"The power of Conley's story resides not only in the vividly depicted grotesqueries of the therapy system, but in his lyrical writing about sexuality and love." --Los Angeles Times"This brave and bracing memoir is an urgent reminder that America remains a place where queer people have to fight for their lives... Boy Erased is a necessary, beautiful book." --Garth Greenwell, author of What Belongs to You
A beautiful, raw and compassionate memoir about identity, love and understanding.
The son of a Baptist pastor and deeply embedded in church life in small town Arkansas, as a young man Garrard Conley was terrified and conflicted about his sexuality.
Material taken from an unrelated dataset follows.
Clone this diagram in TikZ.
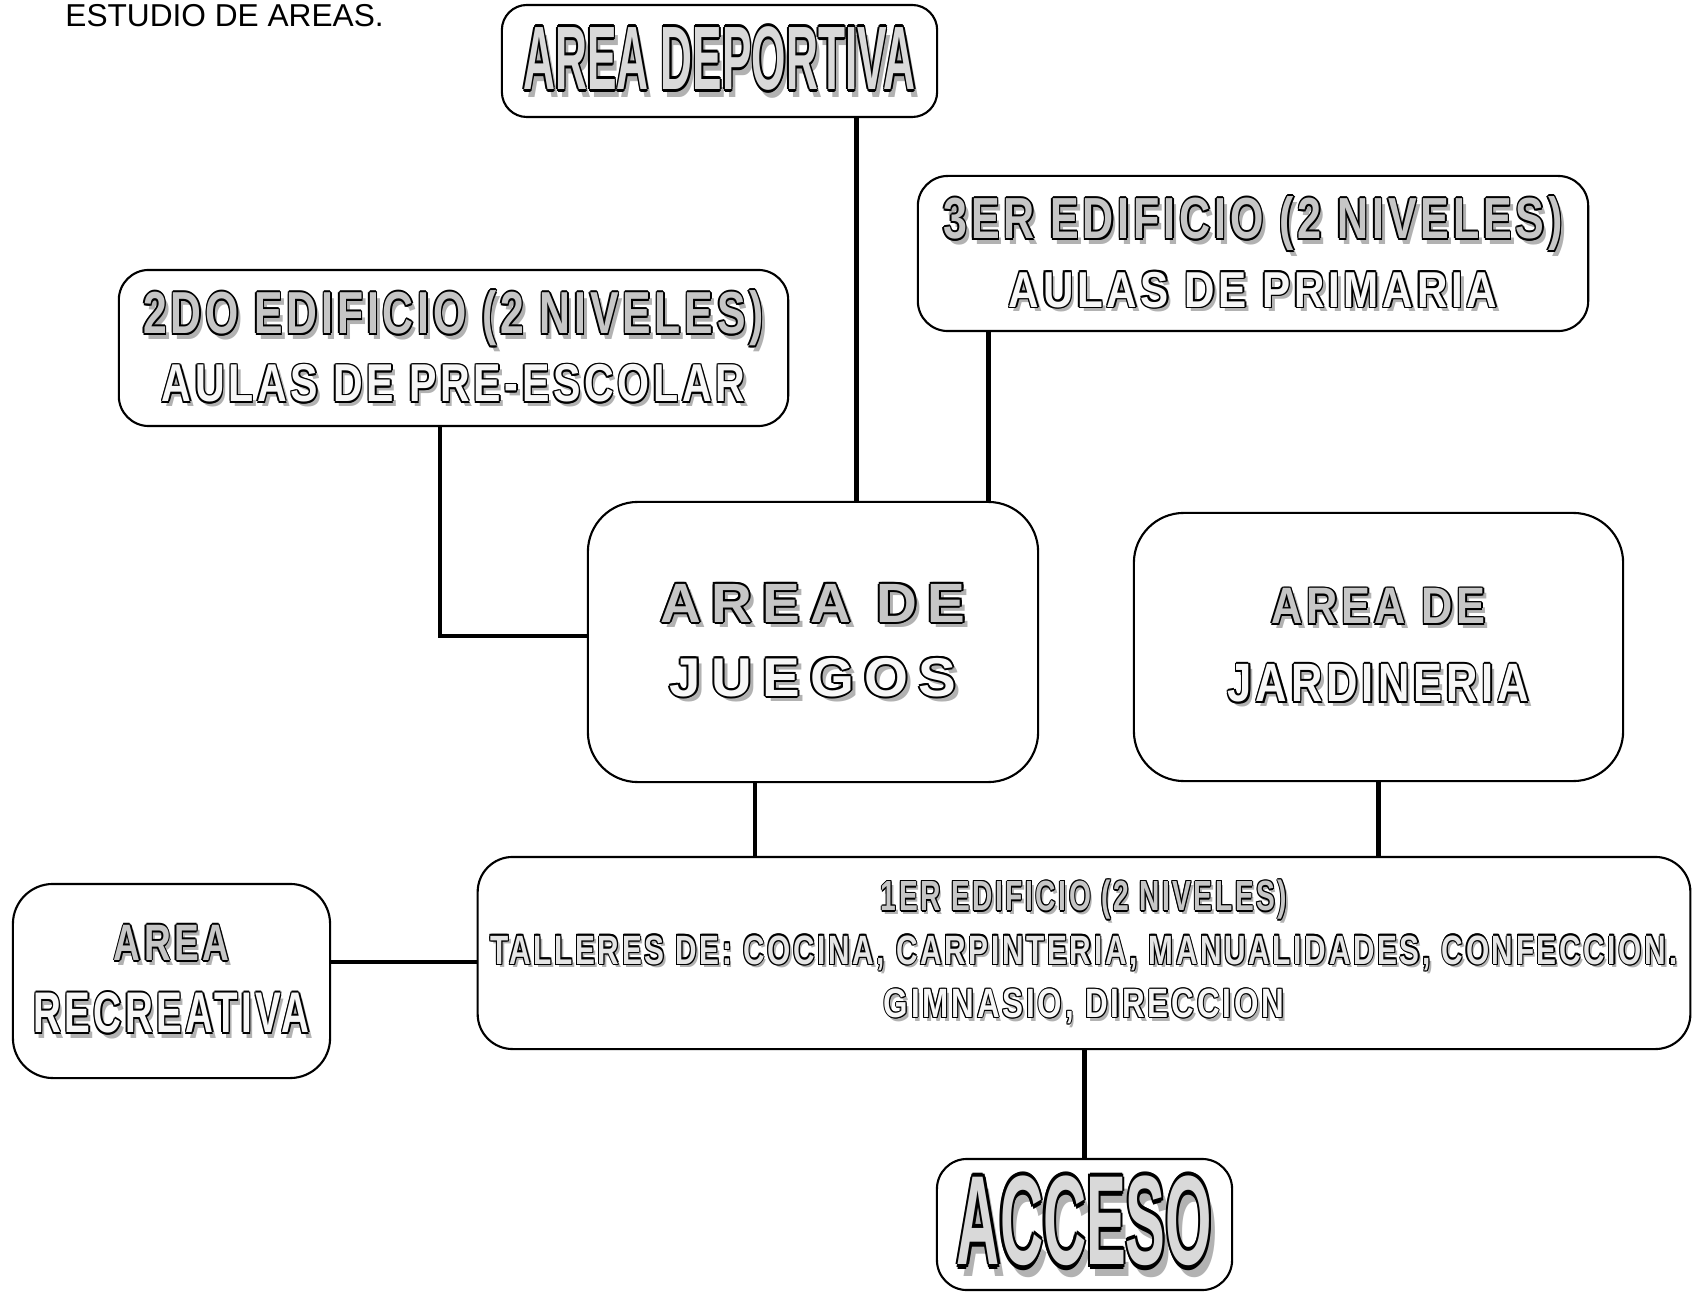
\documentclass[tikz,border=0pt]{standalone}
\usepackage{fontspec}
\usepackage{graphicx}
\setmainfont{Liberation Sans}
\newfontfamily\spaced[LetterSpace=18]{Liberation Sans}
\newfontfamily\wide[LetterSpace=9]{Liberation Sans}

% texto tipo "wordart": sombra, contorno y relleno
\newcommand\wcopy[3]{\makebox[0pt][l]{\kern#1\raisebox{#2}{#3}}}
\newcommand\wart[2]{{%
  \color{gray!60}\wcopy{.09em}{-.09em}{#2}%
  \color{black}%
  \wcopy{.035em}{0em}{#2}\wcopy{-.035em}{0em}{#2}%
  \wcopy{0em}{.035em}{#2}\wcopy{0em}{-.035em}{#2}%
  \wcopy{.025em}{.025em}{#2}\wcopy{-.025em}{.025em}{#2}%
  \wcopy{.025em}{-.025em}{#2}\wcopy{-.025em}{-.025em}{#2}%
  \color{#1}#2}}
\newcommand\wline[4]{\resizebox{#1}{#2}{\wart{#3}{#4}}}

\begin{document}
\begin{tikzpicture}[x=0.01cm,y=-0.01cm,
  box/.style={draw, line width=0.6pt, inner sep=0pt, align=center},
  link/.style={line width=1.4pt}]
\useasboundingbox (0,0) rectangle (1695,1292);

\node[anchor=base west, font=\fontsize{9}{11}\selectfont] (titulo) at (53,27) {ESTUDIO DE AREAS.};

%cajas
\node[box, rounded corners=0.25cm, minimum width=4.35cm, minimum height=1.12cm,
  font=\bfseries] (dep) at (719.5,61)
  {\wline{3.92cm}{0.66cm}{gray!30}{AREA DEPORTIVA}};
\node[box, rounded corners=0.3cm, minimum width=6.70cm, minimum height=1.55cm,
  font=\bfseries\fontsize{10}{19.4pt}\selectfont] (tercero) at (1253,253.5)
  {\wline{6.19cm}{0.44cm}{gray!45}{\wide 3ER EDIFICIO (2 NIVELES)}\\
   \wline{4.88cm}{0.37cm}{gray!6}{\wide AULAS DE PRIMARIA}};
\node[box, rounded corners=0.3cm, minimum width=6.69cm, minimum height=1.56cm,
  font=\bfseries\fontsize{10}{19.4pt}\selectfont] (segundo) at (453.5,348)
  {\wline{6.20cm}{0.45cm}{gray!45}{\wide 2DO EDIFICIO (2 NIVELES)}\\
   \wline{5.83cm}{0.39cm}{gray!6}{\wide AULAS DE PRE-ESCOLAR}};
\node[box, rounded corners=0.5cm, minimum width=4.50cm, minimum height=2.80cm,
  font=\bfseries\fontsize{10}{21pt}\selectfont] (juegos) at (813,642)
  {\wline{3.05cm}{0.40cm}{gray!45}{\spaced AREA DE}\\
   \wline{2.86cm}{0.40cm}{gray!6}{\spaced JUEGOS}};
\node[box, rounded corners=0.5cm, minimum width=4.89cm, minimum height=2.68cm,
  font=\bfseries\fontsize{10}{22.1pt}\selectfont] (jardin) at (1378.5,647)
  {\wline{2.14cm}{0.37cm}{gray!45}{\wide AREA DE}\\
   \wline{3.01cm}{0.39cm}{gray!6}{\wide JARDINERIA}};
\node[box, rounded corners=0.35cm, minimum width=12.12cm, minimum height=1.92cm,
  font=\bfseries\fontsize{10}{15.2pt}\selectfont] (primero) at (1084,953)
  {\wline{4.06cm}{0.32cm}{gray!45}{\wide 1ER EDIFICIO (2 NIVELES)}\\
   \wline{11.86cm}{0.30cm}{gray!20}{\wide TALLERES DE: COCINA, CARPINTERIA, MANUALIDADES, CONFECCION.}\\
   \wline{4.00cm}{0.30cm}{gray!6}{\wide GIMNASIO, DIRECCION}};
\node[box, rounded corners=0.4cm, minimum width=3.17cm, minimum height=1.94cm,
  font=\bfseries\fontsize{10}{20.6pt}\selectfont] (recrea) at (171.5,981)
  {\wline{1.15cm}{0.37cm}{gray!45}{\wide AREA}\\
   \wline{2.76cm}{0.42cm}{gray!6}{\wide RECREATIVA}};
\node[box, rounded corners=0.3cm, minimum width=2.95cm, minimum height=1.31cm,
  font=\bfseries] (acceso) at (1084.5,1224.5)
  {\raisebox{-0.05cm}{\wline{2.55cm}{0.93cm}{gray!30}{ACCESO}}};

%uniones
\draw[link] ([xshift=1.37cm]dep.south) -- ([xshift=1.37cm]dep.south |- juegos.north);
\draw[link] ([xshift=-2.64cm]tercero.south) -- ([xshift=-2.64cm]tercero.south |- juegos.north);
\draw[link] ([xshift=-0.135cm]segundo.south) |- ([yshift=0.06cm]juegos.west);
\draw[link] ([xshift=-0.58cm]juegos.south) -- ([xshift=-0.58cm]juegos.south |- primero.north);
\draw[link] (jardin.south) -- (jardin.south |- primero.north);
\draw[link] ([yshift=0.19cm]recrea.east) -- ([yshift=0.19cm]recrea.east -| primero.west);
\draw[link] (primero.south -| acceso.north) -- (acceso.north);
\end{tikzpicture}
\end{document}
When Garrard was a nineteen-year-old college student, he was outed to his parents, and was forced to make a life-changing decision: either agree to attend a church-supported conversion therapy program that promised to "cure" him of homosexuality; or risk losing family, friends, and the God he had prayed to every day of his life. Through an institutionalized Twelve-Step Program heavy on Bible study, he was supposed to emerge heterosexual, ex-gay, cleansed of impure urges and stronger in his faith in God for his brush with sin. Instead, even when faced with a harrowing and brutal journey, Garrard found the strength and understanding to break out in search of his true self and forgiveness.
By confronting his buried past and the burden of a life lived in shadow, Garrard traces the complex relationships among family, faith, and community. At times heart-breaking, at times triumphant, this memoir is a testament to love that survives despite all odds.
A movie is in the works starring Nicole Kidman, Russell Crowe, and Lucas Hedges, directed by Joel Edgerton and produced by Anonymous Content and Focus Features.